The court reasoned that the crucial factor was the obligations of Harriman Fifteen to Harriman Thirty, which prevented a definite plan of liquidation until 1940. While Harriman Thirty had a general intent to liquidate its assets, this ‘floating intention’ was not equivalent to the ‘plan of liquidation’ required by the statute. The court distinguished this case from Estate of Henry E. Mills, where the distributions were made according to an original plan formulated earlier. Here, the events that formed the basis for the 1940 distribution occurred in that year. The court referenced Williams Cochran, 4 T. C. 942, noting that even if a corporation intends to liquidate as soon as certain stock is acquired, the plan must provide for completion within a specified time, and a time limit set after the stock is acquired cannot be retroactive. The court concluded, “The distribution made to the petitioner in 1940 in conformity with such resolution was in complete liquidation of his stock in Harriman Thirty and is taxable as a long term capital gain under section 115 (c), Internal Revenue Code.”

Practical Implications

This decision clarifies that for a corporate distribution to be considered part of a ‘complete liquidation’ for tax purposes, there must be a concrete, bona fide plan of liquidation with a defined timeline.
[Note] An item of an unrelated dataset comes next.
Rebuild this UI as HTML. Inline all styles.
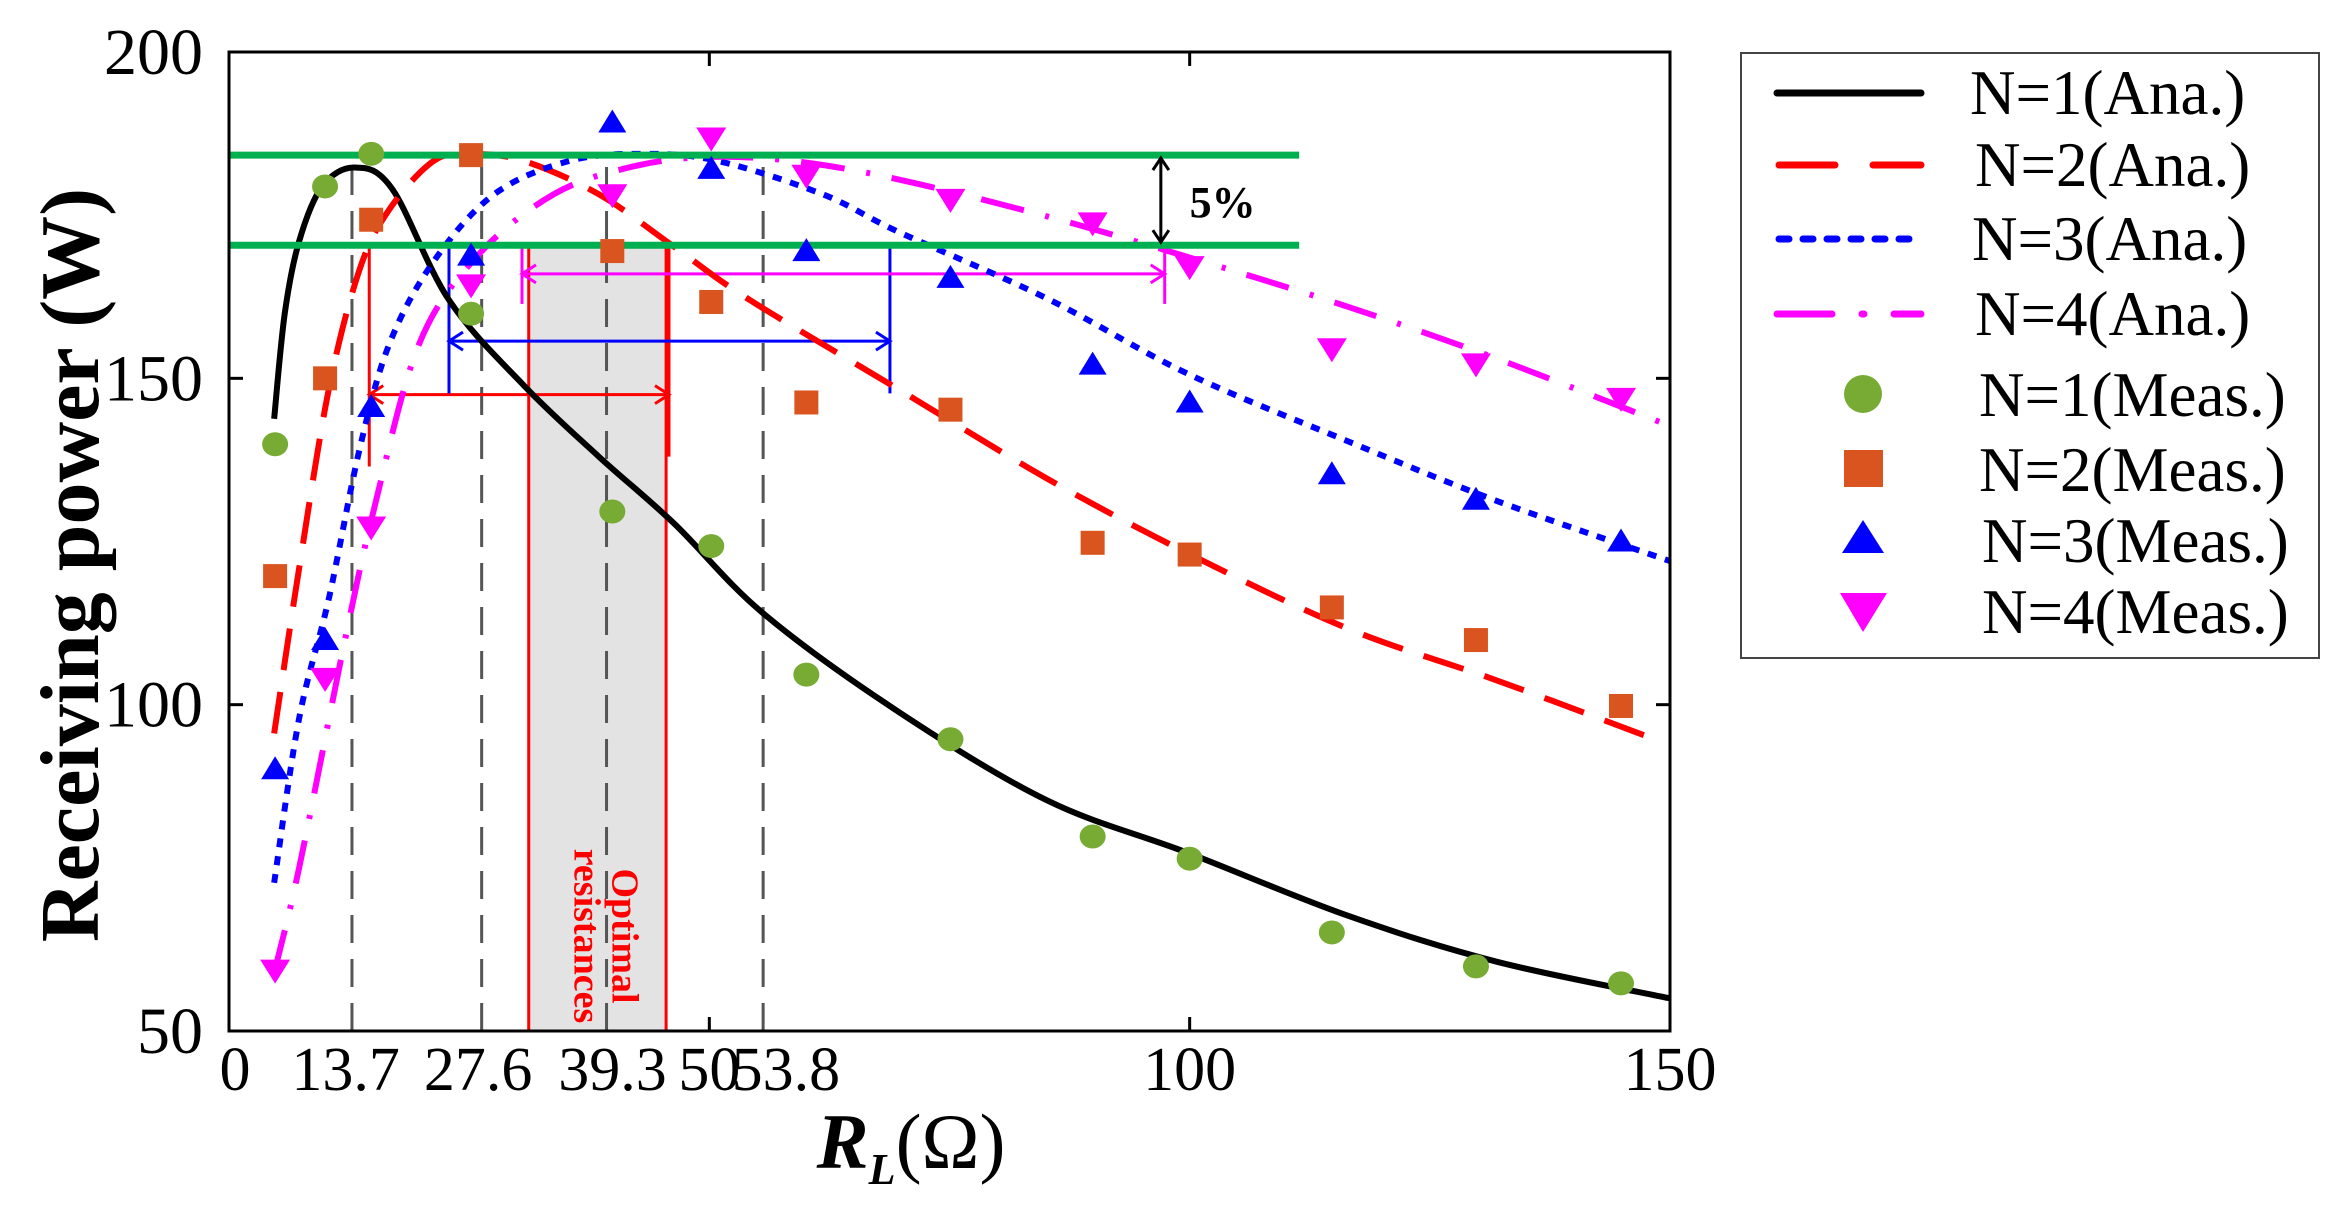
<!DOCTYPE html>
<html><head><meta charset="utf-8"><style>
html,body{margin:0;padding:0;background:#fff;}
svg{display:block;font-family:"Liberation Serif",serif;}
</style></head><body>
<svg id="chart" width="2346" height="1211" viewBox="0 0 2346 1211" xmlns="http://www.w3.org/2000/svg">
<g id="plot"></g>
<g id="legend">
  <rect x="1741" y="53" width="578" height="605" fill="#fff" stroke="#444" stroke-width="2"/>
  <line x1="1777" y1="93" x2="1921" y2="93" stroke="#000" stroke-width="7" stroke-linecap="round"/>
  <line x1="1779" y1="165" x2="1921" y2="165" stroke="#f00" stroke-width="7" stroke-linecap="round" stroke-dasharray="56 38"/>
  <line x1="1779" y1="239" x2="1921" y2="239" stroke="#00f" stroke-width="7" stroke-linecap="round" stroke-dasharray="10 14"/>
  <line x1="1777" y1="314" x2="1921" y2="314" stroke="#f0f" stroke-width="7" stroke-linecap="round" stroke-dasharray="55 30 2 30"/>
  <circle cx="1863" cy="394" r="19" fill="#77ab33"/>
  <rect x="1844" y="450" width="39" height="37" fill="#d9541e"/>
  <polygon points="1863,520 1884,553 1842,553" fill="#00f"/>
  <polygon points="1840,593 1887,593 1863,632" fill="#f0f"/>
  <g font-size="63" fill="#000">
    <text x="1970" y="114">N=1(Ana.)</text>
    <text x="1975" y="186">N=2(Ana.)</text>
    <text x="1972" y="260">N=3(Ana.)</text>
    <text x="1975" y="335">N=4(Ana.)</text>
    <text x="1979" y="416">N=1(Meas.)</text>
    <text x="1979" y="491">N=2(Meas.)</text>
    <text x="1982" y="562">N=3(Meas.)</text>
    <text x="1982" y="633">N=4(Meas.)</text>
  </g>
</g>
</svg>
<script>
const ana1X=[4.7,5.8,7.3,9.7,13.1,17,22.9,30.7,38.5,46.3,55.6,69.6,85.2,99.8,116.4,132,150];
const ana1Y=[143.8,159.9,171,179.4,182.3,179,162,148.9,138,127.8,114,99,85.3,77.3,67.7,60.6,55];
const ana2X=[4.7,7.3,10.4,13.6,16.7,21.3,25.2,30.7,38.5,46.3,54,69.6,85.2,99.8,116.4,132,147.5];
const ana2Y=[95.6,120.9,148.4,166.7,175.9,183.3,184.4,183.3,178.2,170.2,162.2,148.4,134.6,123.2,111.7,103.7,95.2];
const ana3X=[4.7,7.3,10.4,13.6,16.7,21.3,27.6,35.4,43.1,50.9,61.8,69.6,85.2,99.8,116.4,132,150];
const ana3Y=[72.7,97.9,116.3,139.2,155.3,167.9,178.2,183.3,184.4,183.3,178.2,172.5,162.2,150.7,140.4,131.2,122];
const ana4X=[4.7,7.3,12,15.1,19.8,26,33.8,41.6,49.4,58.7,69.6,85.2,99.8,116.4,132,150];
const ana4Y=[58.9,75,109.4,130,155.3,169,178.2,182.3,183.9,183.3,180.5,174.8,168.6,161,153,142.7];
const measX=[4.8,10,14.8,25.2,39.9,50.2,60.1,75.1,89.9,100,114.8,129.8,144.9];
const meas1=[139.9,179.4,184.4,159.9,129.6,124.3,104.6,94.7,79.8,76.4,65.1,59.9,57.3];
const meas2=[119.7,150,174.3,184.2,169.5,161.7,146.3,145.2,124.8,123,114.9,109.9,99.8];
const meas3=[90.1,109.9,145.6,168.8,189.2,182.1,169.5,165.4,152.1,146.3,135.3,131.4,125];
const meas4=[59.4,104.1,127.3,164.4,178.2,186.9,181.2,177.5,173.9,167.2,154.6,152.3,147];
const xTicks=[0,13.7,27.6,39.3,50,53.8,100,150];
const xTickLabels=["0","13.7","27.6","39.3","50","53.8","100","150"];
const yTicks=[50,100,150,200];
const yTickLabels=["50","100","150","200"];
const optimalRes=[12.8,26.3,39.3,55.6];
const bandLimits=[184.2,170.4];

const L=229,R=1670,T=52,B=1031;
const X=v=>L+(v-0)/150*(R-L);
const Y=v=>B-(v-50)/150*(B-T);
const NS="http://www.w3.org/2000/svg";
const g=document.getElementById('plot');
function mk(tag,attrs,parent){const e=document.createElementNS(NS,tag);for(const k in attrs)e.setAttribute(k,attrs[k]);(parent||g).appendChild(e);return e;}
function smooth(xs,ys){const p=xs.map((x,i)=>[X(x),Y(ys[i])]);let d=`M${p[0][0]},${p[0][1]}`;
 for(let i=0;i<p.length-1;i++){const p0=p[i-1]||p[i],p1=p[i],p2=p[i+1],p3=p[i+2]||p2;
  const c1=[p1[0]+(p2[0]-p0[0])/6,p1[1]+(p2[1]-p0[1])/6],c2=[p2[0]-(p3[0]-p1[0])/6,p2[1]-(p3[1]-p1[1])/6];
  d+=`C${c1[0]},${c1[1]} ${c2[0]},${c2[1]} ${p2[0]},${p2[1]}`;}return d;}

let e=mk('rect',{x:X(31.2),y:Y(bandLimits[1]),width:X(45.5)-X(31.2),height:B-Y(bandLimits[1]),fill:'#e3e3e3',stroke:'#f00','stroke-width':3});


e=mk('text',{x:0,y:0,'font-size':38,'font-weight':'bold',fill:'#f00','text-anchor':'middle',transform:`translate(${X(38.9)},${B-95}) rotate(90)`});


e.innerHTML=`<tspan x="0" dy="-10">Optimal</tspan><tspan x="0" dy="38">resistances</tspan>`;

optimalRes.forEach(v=>{const l=mk('line',{x1:X(v),x2:X(v),y1:B,y2:Y(bandLimits[0]),stroke:'#555','stroke-width':3,'stroke-dasharray':'28 16'});
 
 });

function rangeArrow(x1,x2,yv,yBot1,yBot2,col,name){
 const a=mk('g',{stroke:col,'stroke-width':3,fill:'none'});
 
 
 mk('line',{x1:X(x1),x2:X(x2),y1:Y(yv),y2:Y(yv)},a);
 mk('line',{x1:X(x1),x2:X(x1),y1:Y(bandLimits[1]),y2:Y(yBot1)},a);
 mk('line',{x1:X(x2),x2:X(x2),y1:Y(bandLimits[1]),y2:Y(yBot2)},a);
 mk('path',{d:`M${X(x1)+14},${Y(yv)-9}L${X(x1)},${Y(yv)}L${X(x1)+14},${Y(yv)+9}M${X(x2)-14},${Y(yv)-9}L${X(x2)},${Y(yv)}L${X(x2)-14},${Y(yv)+9}`},a);
}
rangeArrow(14.6,45.8,147.5,136.5,138,'#f00','range-arrow-n2');
rangeArrow(22.9,68.8,155.7,147.7,147.7,'#00f','range-arrow-n3');
rangeArrow(30.5,97.4,166,161.4,161.4,'#f0f','range-arrow-n4');

[[ana1X,ana1Y,'#000','','curve-n1-ana'],[ana2X,ana2Y,'#f00','42 22','curve-n2-ana'],[ana3X,ana3Y,'#00f','9 9','curve-n3-ana'],[ana4X,ana4Y,'#f0f','44 22 4 22','curve-n4-ana']].forEach(c=>{
 const p=mk('path',{d:smooth(c[0],c[1]),fill:'none',stroke:c[2],'stroke-width':6,'stroke-dasharray':c[3]||'none'});
 
 });

bandLimits.forEach(v=>{const l=mk('line',{x1:L,x2:X(111.4),y1:Y(v),y2:Y(v),stroke:'#00b050','stroke-width':7});
 
 });
e=mk('path',{d:`M${X(97)},${Y(bandLimits[0])+3}V${Y(bandLimits[1])-3}M${X(97)-8},${Y(bandLimits[0])+15}L${X(97)},${Y(bandLimits[0])+3}L${X(97)+8},${Y(bandLimits[0])+15}M${X(97)-8},${Y(bandLimits[1])-15}L${X(97)},${Y(bandLimits[1])-3}L${X(97)+8},${Y(bandLimits[1])-15}`,stroke:'#000','stroke-width':3,fill:'none'});


e=mk('text',{x:X(100),y:Y(177)+15,'font-size':44,'font-weight':'bold'});


e.textContent='5%';

measX.forEach((x,i)=>{const cx=X(x);
 let m=mk('ellipse',{cx:cx,cy:Y(meas1[i]),rx:13,ry:12,fill:'#77ab33'});
 
 
 m=mk('rect',{x:cx-12,y:Y(meas2[i])-12,width:24,height:24,fill:'#d9541e'});
 
 
 let cy=Y(meas3[i]);
 m=mk('polygon',{points:`${cx},${cy-13} ${cx+14},${cy+10} ${cx-14},${cy+10}`,fill:'#00f'});
 
 
 cy=Y(meas4[i]);
 m=mk('polygon',{points:`${cx-15},${cy-10} ${cx+15},${cy-10} ${cx},${cy+14}`,fill:'#f0f'});
 
 
});

e=mk('rect',{x:L,y:T,width:R-L,height:B-T,fill:'none',stroke:'#000','stroke-width':3});


[0,50,100,150].forEach(v=>{mk('line',{x1:X(v),x2:X(v),y1:B,y2:B-14,stroke:'#000','stroke-width':3});mk('line',{x1:X(v),x2:X(v),y1:T,y2:T+14,stroke:'#000','stroke-width':3});});
yTicks.forEach(v=>{mk('line',{x1:L,x2:L+14,y1:Y(v),y2:Y(v),stroke:'#000','stroke-width':3});mk('line',{x1:R,x2:R-14,y1:Y(v),y2:Y(v),stroke:'#000','stroke-width':3});});

const xOff={"0":6,"13.7":-15,"27.6":-16,"39.3":6,"53.8":40};
xTicks.forEach((v,i)=>{const t=mk('text',{x:X(v)+(xOff[xTickLabels[i]]||0),y:1090,'font-size':62,'text-anchor':'middle'});
 
 
 t.textContent=xTickLabels[i];});
yTicks.forEach((v,i)=>{const t=mk('text',{x:203,y:Y(v)+22,'font-size':66,'text-anchor':'end'});
 
 
 t.textContent=yTickLabels[i];});

e=mk('text',{x:0,y:0,'font-size':84,'font-weight':'bold','text-anchor':'middle',transform:`translate(98,565) rotate(-90)`});


e.textContent='Receiving power (W)';
e=mk('text',{x:X(71),y:1168,'font-size':78,'text-anchor':'middle'});


e.innerHTML='<tspan font-style="italic" font-weight="bold">R</tspan><tspan font-style="italic" font-weight="bold" font-size="44" dy="16">L</tspan><tspan dy="-16">(Ω)</tspan>';
</script>
</body></html>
A vague intention or ongoing process of reducing assets to cash is insufficient. This case informs how tax attorneys must advise clients regarding corporate liquidations, emphasizing the need for a well-documented plan with a specific timeframe to ensure distributions qualify for the intended tax treatment. It highlights that a later formalization of a plan cannot retroactively apply to distributions made before the plan’s adoption. Later cases applying this ruling would likely scrutinize the existence and definiteness of any liquidation plan at the time of distributions.